The novel revolves around three main characters: Evelyn Ortega, a twenty-year old young Guatemalan born, illegal immigrant; Lucia Maraz, an older woman and a Chilean born academic who lives in exile in the United States; and Richard Bowmaster, her landlord and colleague, who was married to a Brazilian woman earlier in his life. The three are thrown together when Richard rear ends the car Evelyn is driving. This minor accident draws the murdered body in the trunk of Evelyn’s car into the action.”
Audiobook:
When I read a review of George Eliot’s Scenes of Clerical Life, I could not resist this classic. It is available for free on Gutenberg Press, but with so many credits on audible, I decided to listen to it in the lovely British tones of Wanda McCaddon.
“This work, George Eliot’s fiction debut, contains three stories, all of which aim to disclose the value hidden in the commonplace.

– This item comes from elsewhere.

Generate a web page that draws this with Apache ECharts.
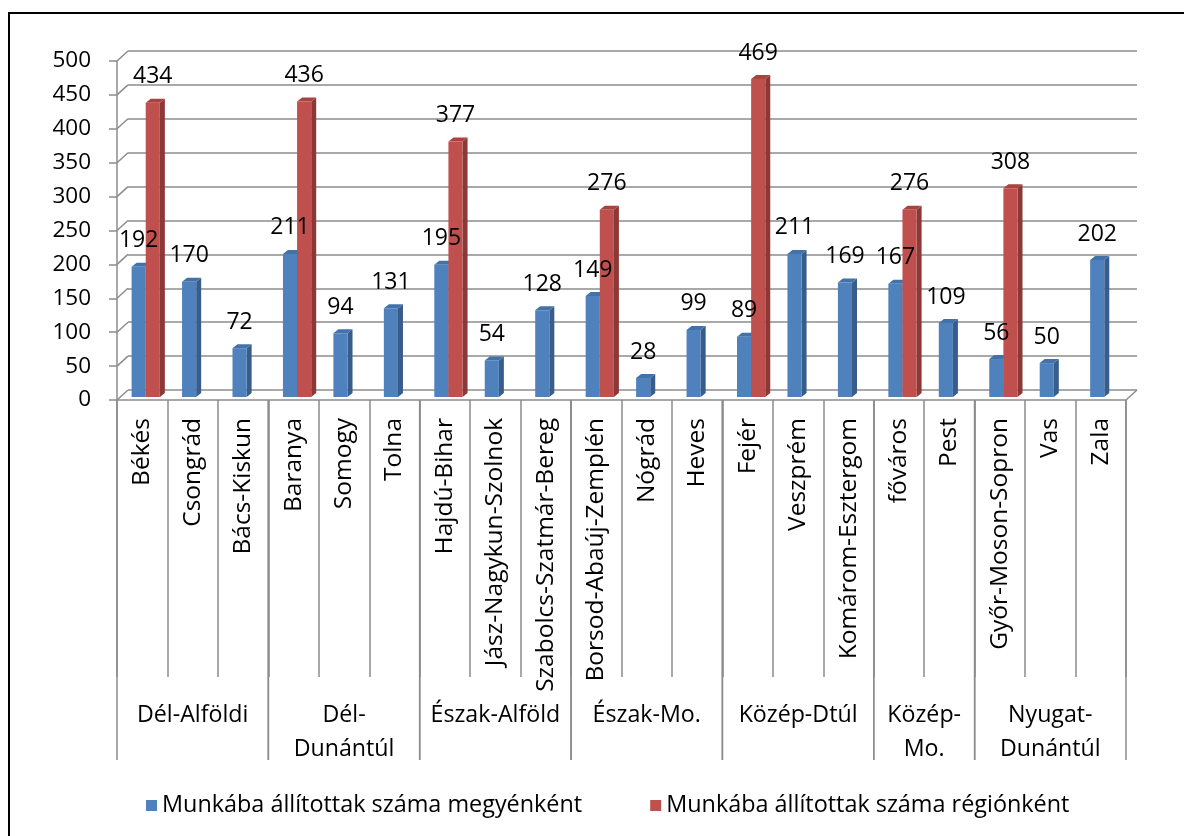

The Sad Fortunes of the Rev. Amos Barton, through vignettes of his life, portrays a character who is hard to like and easy to ridicule. Many people ridicule as well as slander and despise him, until his suffering shocks them into fellowship and sympathy. In Mr. Gilfil’s Love-Story, Eliot brings forth conflicting value systems revolving around a young woman, Caterina, and two men, Wybrow, who is capable of loving only himself, and Mr. Gilfil, whose love for Caterina is selfless and perceptive. The story Janet’s Repentance is an account of conversion from sinfulness to righteousness achieved through the selfless endeavors of an Evangelical clergyman.”
Lots to read – hope I can keep all the story lines from overlapping. What are you reading?